**Task brief**.
Stop at the line containing "import * as": repeat exactly every line of the entries below from the first up to it, plus that line, with pictures omitted.
##### Dataset content #####
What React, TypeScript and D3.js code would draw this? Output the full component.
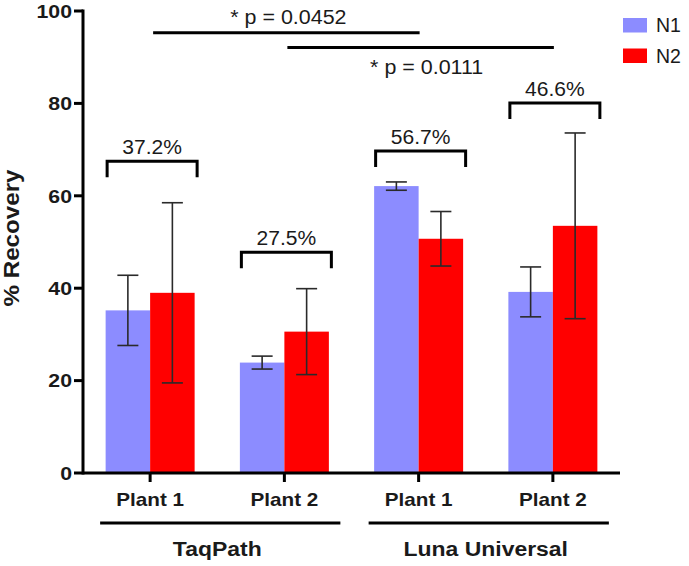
import React from "react";
import * as d3 from "d3";

const groups = ["TaqPath", "Luna Universal"];
const categories = ["TaqPath|Plant 1", "TaqPath|Plant 2", "Luna|Plant 1", "Luna|Plant 2"];
const categoryLabels = ["Plant 1", "Plant 2", "Plant 1", "Plant 2"];
const series = ["N1", "N2"];
const n1Values = [35.2, 23.9, 62.1, 39.2];
const n1Err = [7.6, 1.4, 0.9, 5.4];
const n2Values = [39.0, 30.6, 50.7, 53.5];
const n2Err = [19.5, 9.3, 5.9, 20.1];
const bracketLabels = ["37.2%", "27.5%", "56.7%", "46.6%"];
const bracketLevels = [67.5, 47.8, 69.7, 80.1];
const sigLabels = ["* p = 0.0452", "* p = 0.0111"];
const sigFrom = [0, 1];
const sigTo = [2, 3];
const sigLevels = [95.3, 92.1];
const yTicks = [0, 20, 40, 60, 80, 100];

const colors = ["#8c8cff", "#ff0000"];
const FONT = "Liberation Sans, Arial, Helvetica, sans-serif";

function T(props: {
  x: number; y: number; sx?: number; size: number; bold?: boolean;
  anchor?: "start" | "middle" | "end"; dy?: string; rotate?: number; children: React.ReactNode;
}) {
  const { x, y, sx = 1, size, bold, anchor = "middle", dy, rotate = 0, children } = props;
  return (
    <text
      transform={`translate(${x},${y}) rotate(${rotate}) scale(${sx},1)`}
      textAnchor={anchor}
      dy={dy}
      fontSize={size}
      fontWeight={bold ? "bold" : "normal"}
      fill="#1a1a1a"
    >
      {children}
    </text>
  );
}

export default function App() {
  const W = 689, H = 566;
  const x0 = 83, x1 = 620;
  const y = d3.scaleLinear().domain([0, 100]).range([473, 11]);
  const x = d3.scaleBand<string>().domain(categories).range([x0, x1]).padding(0);
  const barW = 44.5;
  const center = (i: number) => (x(categories[i]) as number) + x.bandwidth() / 2;
  const values = [n1Values, n2Values];
  const errs = [n1Err, n2Err];

  return (
    <svg width={W} height={H} style={{ position: "absolute", left: 0, top: 0, background: "#fff" }} fontFamily={FONT}>
      {/* bars */}
      {categories.map((c, i) =>
        series.map((s, j) => {
          const v = values[j][i];
          const bx = center(i) - barW + j * barW;
          return (
            <rect key={c + s} x={bx} y={y(v)} width={barW} height={y(0) - y(v)} fill={colors[j]} />
          );
        })
      )}
      {/* error bars */}
      {categories.map((c, i) =>
        series.map((s, j) => {
          const v = values[j][i];
          const e = errs[j][i];
          const cx = center(i) - barW / 2 + j * barW;
          return (
            <g key={"e" + c + s} stroke="#2a2a2a" strokeWidth={1.6}>
              <line x1={cx} x2={cx} y1={y(v + e)} y2={y(v - e)} />
              <line x1={cx - 10.5} x2={cx + 10.5} y1={y(v + e)} y2={y(v + e)} />
              <line x1={cx - 10.5} x2={cx + 10.5} y1={y(v - e)} y2={y(v - e)} />
            </g>
          );
        })
      )}
      {/* y axis */}
      <line x1={x0} x2={x0} y1={y(100) - 1.5} y2={y(0) + 1.5} stroke="#000" strokeWidth={3} />
      {yTicks.map((t) => (
        <g key={t}>
          <line x1={x0 - 9} x2={x0} y1={y(t)} y2={y(t)} stroke="#000" strokeWidth={3} />
          <T x={x0 - 11} y={y(t)} dy="0.36em" anchor="end" size={19} sx={1.12} bold>
            {t}
          </T>
        </g>
      ))}
      {/* x axis */}
      <line x1={x0} x2={x1} y1={y(0)} y2={y(0)} stroke="#000" strokeWidth={3} />
      {categories.map((c, i) => (
        <g key={"xt" + c}>
          <line x1={center(i)} x2={center(i)} y1={y(0)} y2={y(0) + 9} stroke="#000" strokeWidth={3} />
          <T x={center(i)} y={506} size={18} sx={1.15} bold>
            {categoryLabels[i]}
          </T>
        </g>
      ))}
      {/* group lines */}
      {groups.map((g, k) => {
        const a = center(k * 2), b = center(k * 2 + 1);
        const l = a - 50, r = b + 56;
        return (
          <g key={g}>
            <line x1={l} x2={r} y1={523} y2={523} stroke="#000" strokeWidth={3} />
            <T x={(a + b) / 2} y={556} size={20.5} sx={1.12} bold>
              {g}
            </T>
          </g>
        );
      })}
      {/* y title */}
      <T x={19} y={238} rotate={-90} size={22} sx={1.1} bold>
        % Recovery
      </T>
      {/* brackets */}
      {categories.map((c, i) => {
        const l = center(i) - 43, r = center(i) + 47;
        const top = y(bracketLevels[i]);
        return (
          <g key={"br" + c}>
            <path d={`M${l},${top + 16}V${top}H${r}V${top + 16}`} fill="none" stroke="#000" strokeWidth={3} />
            <T x={(l + r) / 2} y={top - 14} dy="0.36em" size={19.5} sx={1.08}>
              {bracketLabels[i]}
            </T>
          </g>
        );
      })}
      {/* significance */}
      {sigLabels.map((lab, k) => {
        const l = center(sigFrom[k]) + 3, r = center(sigTo[k]) + 1;
        const yy = y(sigLevels[k]);
        const ty = k === 0 ? yy - 16 : yy + 19;
        return (
          <g key={lab}>
            <line x1={l} x2={r} y1={yy} y2={yy} stroke="#000" strokeWidth={3} />
            <T x={(l + r) / 2 + (k === 0 ? 2 : 6)} y={ty} dy="0.36em" size={19.5} sx={1.1}>
              {lab}
            </T>
          </g>
        );
      })}
      {/* legend */}
      {series.map((s, j) => (
        <g key={"lg" + s}>
          <rect x={623} y={18 + j * 30.5} width={24} height={14.5} fill={colors[j]} />
          <T x={656} y={25 + j * 30.5} dy="0.36em" anchor="start" size={19.5}>
            {s}
          </T>
        </g>
      ))}
    </svg>
  );
}
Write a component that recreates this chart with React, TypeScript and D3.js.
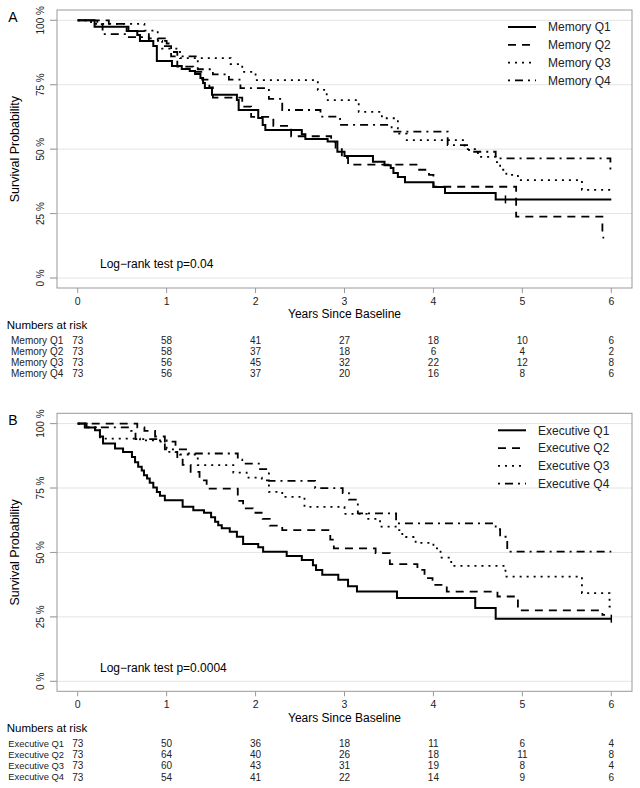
#####
**Response to this task**.
What React, TypeScript and D3.js code would draw this? Output the full component.
import React from "react";
import * as d3 from "d3";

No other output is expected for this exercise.